● Exercise goal
Collect all the lines that mention the word "size".

● Material

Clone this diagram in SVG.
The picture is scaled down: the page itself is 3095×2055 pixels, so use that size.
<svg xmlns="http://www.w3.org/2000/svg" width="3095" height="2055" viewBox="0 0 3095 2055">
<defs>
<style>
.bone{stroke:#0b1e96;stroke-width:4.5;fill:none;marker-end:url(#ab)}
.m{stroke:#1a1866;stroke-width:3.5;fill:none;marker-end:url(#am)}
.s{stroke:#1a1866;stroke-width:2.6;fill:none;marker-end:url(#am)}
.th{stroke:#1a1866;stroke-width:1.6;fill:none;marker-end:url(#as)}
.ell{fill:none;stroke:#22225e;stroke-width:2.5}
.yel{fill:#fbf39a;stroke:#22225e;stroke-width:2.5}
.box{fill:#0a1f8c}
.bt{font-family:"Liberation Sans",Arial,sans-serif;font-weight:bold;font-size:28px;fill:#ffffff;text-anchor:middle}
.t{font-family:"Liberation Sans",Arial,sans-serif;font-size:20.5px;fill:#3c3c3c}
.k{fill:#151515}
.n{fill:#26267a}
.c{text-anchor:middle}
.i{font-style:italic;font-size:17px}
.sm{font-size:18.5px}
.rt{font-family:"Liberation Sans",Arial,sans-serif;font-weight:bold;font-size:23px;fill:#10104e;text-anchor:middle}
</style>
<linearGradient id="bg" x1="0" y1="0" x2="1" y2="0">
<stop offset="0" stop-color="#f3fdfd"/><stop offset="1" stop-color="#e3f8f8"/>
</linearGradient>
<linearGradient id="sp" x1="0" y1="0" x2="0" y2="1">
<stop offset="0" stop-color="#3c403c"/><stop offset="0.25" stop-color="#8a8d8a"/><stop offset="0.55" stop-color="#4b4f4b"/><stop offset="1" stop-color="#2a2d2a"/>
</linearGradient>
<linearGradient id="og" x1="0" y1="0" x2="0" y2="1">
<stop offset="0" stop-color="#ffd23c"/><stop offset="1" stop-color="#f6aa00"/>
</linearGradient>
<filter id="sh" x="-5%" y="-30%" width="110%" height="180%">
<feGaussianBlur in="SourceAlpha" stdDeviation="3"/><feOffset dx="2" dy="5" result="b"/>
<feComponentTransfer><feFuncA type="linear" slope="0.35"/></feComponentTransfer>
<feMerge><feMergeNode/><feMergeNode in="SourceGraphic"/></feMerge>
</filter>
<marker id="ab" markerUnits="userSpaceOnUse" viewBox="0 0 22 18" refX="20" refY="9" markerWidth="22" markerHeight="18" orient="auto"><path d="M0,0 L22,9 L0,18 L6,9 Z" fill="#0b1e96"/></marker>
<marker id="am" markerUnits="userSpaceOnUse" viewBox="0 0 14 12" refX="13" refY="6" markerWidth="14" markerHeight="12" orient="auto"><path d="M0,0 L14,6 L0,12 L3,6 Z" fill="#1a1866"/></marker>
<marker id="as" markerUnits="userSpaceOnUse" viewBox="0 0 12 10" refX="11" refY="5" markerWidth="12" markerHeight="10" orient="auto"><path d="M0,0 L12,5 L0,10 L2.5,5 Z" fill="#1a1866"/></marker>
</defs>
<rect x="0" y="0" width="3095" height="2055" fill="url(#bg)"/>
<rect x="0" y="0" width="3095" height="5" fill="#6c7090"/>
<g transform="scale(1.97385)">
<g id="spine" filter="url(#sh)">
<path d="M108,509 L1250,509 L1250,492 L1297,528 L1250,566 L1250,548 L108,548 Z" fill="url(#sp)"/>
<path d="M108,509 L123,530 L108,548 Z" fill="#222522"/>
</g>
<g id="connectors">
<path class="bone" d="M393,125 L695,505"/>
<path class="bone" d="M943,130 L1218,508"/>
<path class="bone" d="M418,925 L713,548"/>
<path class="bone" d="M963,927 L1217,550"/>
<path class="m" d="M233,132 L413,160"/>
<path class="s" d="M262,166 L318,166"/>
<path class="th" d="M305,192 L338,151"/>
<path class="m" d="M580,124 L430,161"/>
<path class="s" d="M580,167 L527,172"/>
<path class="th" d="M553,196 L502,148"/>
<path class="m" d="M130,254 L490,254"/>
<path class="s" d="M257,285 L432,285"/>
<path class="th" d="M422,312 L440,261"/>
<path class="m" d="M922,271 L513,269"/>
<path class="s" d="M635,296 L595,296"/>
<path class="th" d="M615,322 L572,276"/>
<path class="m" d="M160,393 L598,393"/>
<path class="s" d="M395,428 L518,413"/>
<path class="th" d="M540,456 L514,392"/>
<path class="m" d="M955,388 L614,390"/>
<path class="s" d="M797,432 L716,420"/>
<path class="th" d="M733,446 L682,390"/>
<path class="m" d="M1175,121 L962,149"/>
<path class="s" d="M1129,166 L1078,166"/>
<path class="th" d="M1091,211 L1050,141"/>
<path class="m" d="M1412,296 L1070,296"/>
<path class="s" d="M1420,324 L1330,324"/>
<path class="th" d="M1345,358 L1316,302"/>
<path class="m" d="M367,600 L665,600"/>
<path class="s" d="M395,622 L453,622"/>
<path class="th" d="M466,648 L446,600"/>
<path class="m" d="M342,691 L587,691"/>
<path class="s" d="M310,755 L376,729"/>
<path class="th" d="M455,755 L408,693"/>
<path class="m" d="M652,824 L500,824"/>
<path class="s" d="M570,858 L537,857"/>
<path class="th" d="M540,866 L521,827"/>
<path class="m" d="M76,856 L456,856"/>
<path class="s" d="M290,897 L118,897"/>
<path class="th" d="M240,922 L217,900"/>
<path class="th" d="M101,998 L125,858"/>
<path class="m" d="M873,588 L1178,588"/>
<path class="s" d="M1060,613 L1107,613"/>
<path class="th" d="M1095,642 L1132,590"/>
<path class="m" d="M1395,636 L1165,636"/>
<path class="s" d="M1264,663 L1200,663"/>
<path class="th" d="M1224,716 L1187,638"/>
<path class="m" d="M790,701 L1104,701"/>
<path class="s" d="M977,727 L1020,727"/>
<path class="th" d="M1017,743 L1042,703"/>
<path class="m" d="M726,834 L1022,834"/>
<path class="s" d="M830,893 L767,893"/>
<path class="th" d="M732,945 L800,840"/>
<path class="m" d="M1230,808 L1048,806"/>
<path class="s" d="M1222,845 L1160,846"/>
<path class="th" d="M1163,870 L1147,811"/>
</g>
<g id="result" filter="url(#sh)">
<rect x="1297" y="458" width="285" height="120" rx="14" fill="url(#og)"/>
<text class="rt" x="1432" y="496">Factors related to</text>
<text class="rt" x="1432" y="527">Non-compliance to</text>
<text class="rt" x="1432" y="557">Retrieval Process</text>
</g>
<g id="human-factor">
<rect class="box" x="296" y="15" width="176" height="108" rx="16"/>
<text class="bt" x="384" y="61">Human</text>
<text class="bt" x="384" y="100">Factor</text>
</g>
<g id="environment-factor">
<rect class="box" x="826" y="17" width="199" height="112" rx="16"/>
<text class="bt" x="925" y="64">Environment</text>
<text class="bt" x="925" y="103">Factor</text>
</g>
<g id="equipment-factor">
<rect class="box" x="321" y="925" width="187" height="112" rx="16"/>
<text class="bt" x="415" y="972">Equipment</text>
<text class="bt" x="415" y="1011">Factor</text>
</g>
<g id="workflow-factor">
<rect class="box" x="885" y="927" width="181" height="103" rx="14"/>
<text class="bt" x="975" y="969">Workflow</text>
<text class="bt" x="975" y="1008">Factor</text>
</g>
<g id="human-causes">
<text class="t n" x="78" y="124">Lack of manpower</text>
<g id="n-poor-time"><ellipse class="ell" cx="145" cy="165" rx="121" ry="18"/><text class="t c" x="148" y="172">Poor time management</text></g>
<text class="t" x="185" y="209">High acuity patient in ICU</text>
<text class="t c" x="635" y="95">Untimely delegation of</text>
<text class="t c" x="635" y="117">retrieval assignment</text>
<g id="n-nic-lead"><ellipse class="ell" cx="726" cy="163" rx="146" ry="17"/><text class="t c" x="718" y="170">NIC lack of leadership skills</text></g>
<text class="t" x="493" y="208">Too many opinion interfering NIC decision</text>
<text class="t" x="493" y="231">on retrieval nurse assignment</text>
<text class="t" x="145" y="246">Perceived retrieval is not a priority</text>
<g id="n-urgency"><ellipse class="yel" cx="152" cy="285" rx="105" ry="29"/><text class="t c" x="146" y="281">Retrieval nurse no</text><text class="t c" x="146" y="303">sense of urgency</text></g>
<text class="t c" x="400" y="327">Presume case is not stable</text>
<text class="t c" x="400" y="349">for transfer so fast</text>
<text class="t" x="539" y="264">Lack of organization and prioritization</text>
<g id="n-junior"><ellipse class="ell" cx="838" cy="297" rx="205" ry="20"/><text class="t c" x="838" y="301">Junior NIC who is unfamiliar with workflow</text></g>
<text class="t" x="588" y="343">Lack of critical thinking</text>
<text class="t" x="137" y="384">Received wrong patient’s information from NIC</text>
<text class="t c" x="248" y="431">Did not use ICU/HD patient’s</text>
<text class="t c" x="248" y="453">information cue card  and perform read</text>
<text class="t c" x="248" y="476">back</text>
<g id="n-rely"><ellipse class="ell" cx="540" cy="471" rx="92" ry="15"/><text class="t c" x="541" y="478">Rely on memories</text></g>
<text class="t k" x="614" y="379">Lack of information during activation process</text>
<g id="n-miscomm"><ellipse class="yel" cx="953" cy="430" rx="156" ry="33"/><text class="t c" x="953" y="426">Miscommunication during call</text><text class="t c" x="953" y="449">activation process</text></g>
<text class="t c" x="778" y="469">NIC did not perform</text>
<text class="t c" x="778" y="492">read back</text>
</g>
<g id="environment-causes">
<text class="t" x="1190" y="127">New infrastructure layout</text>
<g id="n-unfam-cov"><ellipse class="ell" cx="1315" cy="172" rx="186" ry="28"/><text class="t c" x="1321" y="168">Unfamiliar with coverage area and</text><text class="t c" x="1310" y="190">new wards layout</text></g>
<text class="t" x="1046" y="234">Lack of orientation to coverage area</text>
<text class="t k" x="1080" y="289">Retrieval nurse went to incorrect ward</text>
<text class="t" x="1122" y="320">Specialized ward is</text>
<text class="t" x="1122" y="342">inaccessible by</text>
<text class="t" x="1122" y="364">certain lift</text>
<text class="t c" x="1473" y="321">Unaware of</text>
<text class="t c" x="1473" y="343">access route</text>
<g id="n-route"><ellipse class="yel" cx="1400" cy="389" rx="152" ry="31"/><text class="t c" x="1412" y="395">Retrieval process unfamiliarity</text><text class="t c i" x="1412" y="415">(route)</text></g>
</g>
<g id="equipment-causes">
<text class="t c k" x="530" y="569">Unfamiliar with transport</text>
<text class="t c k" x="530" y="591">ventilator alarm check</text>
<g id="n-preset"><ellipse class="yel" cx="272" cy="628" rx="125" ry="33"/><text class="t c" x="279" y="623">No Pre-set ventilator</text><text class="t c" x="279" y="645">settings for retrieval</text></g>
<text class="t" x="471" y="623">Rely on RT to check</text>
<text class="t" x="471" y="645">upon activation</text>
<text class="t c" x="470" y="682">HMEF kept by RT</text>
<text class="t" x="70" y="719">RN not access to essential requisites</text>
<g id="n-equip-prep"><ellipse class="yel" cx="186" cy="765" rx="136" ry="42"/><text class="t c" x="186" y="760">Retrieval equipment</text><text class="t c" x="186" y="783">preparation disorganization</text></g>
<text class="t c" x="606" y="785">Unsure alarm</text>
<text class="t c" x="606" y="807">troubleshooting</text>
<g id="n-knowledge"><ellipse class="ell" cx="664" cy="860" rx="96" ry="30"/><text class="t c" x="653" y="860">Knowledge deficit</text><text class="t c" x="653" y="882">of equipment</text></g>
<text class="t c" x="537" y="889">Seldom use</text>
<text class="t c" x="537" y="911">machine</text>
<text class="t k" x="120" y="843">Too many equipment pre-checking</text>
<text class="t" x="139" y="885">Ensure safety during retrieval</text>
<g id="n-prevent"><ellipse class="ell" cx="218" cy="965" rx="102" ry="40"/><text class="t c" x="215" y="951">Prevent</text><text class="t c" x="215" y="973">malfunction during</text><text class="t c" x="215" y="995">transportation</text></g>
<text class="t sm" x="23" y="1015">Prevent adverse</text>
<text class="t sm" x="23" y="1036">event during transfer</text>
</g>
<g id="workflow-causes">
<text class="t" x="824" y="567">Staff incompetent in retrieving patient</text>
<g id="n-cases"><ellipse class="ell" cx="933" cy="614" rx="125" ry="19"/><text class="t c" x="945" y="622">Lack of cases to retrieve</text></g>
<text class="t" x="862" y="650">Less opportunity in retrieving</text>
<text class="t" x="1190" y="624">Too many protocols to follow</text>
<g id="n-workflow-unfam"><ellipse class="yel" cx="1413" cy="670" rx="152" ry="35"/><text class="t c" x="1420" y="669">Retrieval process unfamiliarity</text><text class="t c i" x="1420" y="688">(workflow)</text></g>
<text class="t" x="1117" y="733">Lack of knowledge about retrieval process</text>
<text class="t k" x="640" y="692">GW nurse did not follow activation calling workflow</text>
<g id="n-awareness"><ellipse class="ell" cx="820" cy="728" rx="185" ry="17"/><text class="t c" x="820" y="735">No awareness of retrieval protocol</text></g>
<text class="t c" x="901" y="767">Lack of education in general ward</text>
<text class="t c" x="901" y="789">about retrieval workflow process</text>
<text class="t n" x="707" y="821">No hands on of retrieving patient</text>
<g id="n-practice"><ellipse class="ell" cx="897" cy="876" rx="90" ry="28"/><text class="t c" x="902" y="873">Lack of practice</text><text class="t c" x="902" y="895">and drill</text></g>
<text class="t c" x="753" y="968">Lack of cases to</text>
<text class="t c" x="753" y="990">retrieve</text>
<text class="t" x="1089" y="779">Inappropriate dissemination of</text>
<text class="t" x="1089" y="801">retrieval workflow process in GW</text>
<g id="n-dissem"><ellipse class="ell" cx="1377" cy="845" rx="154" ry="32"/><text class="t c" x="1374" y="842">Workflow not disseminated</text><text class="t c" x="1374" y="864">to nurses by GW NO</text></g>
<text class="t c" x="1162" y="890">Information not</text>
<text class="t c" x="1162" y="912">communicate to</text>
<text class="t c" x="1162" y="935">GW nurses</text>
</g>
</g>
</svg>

● Exercise result
The picture is scaled down: the page itself is 3095×2055 pixels, so use that size.
.bt{font-family:"Liberation Sans",Arial,sans-serif;font-weight:bold;font-size:28px;fill:#ffffff;text-anchor:middle}
.t{font-family:"Liberation Sans",Arial,sans-serif;font-size:20.5px;fill:#3c3c3c}
.i{font-style:italic;font-size:17px}
.sm{font-size:18.5px}
.rt{font-family:"Liberation Sans",Arial,sans-serif;font-weight:bold;font-size:23px;fill:#10104e;text-anchor:middle}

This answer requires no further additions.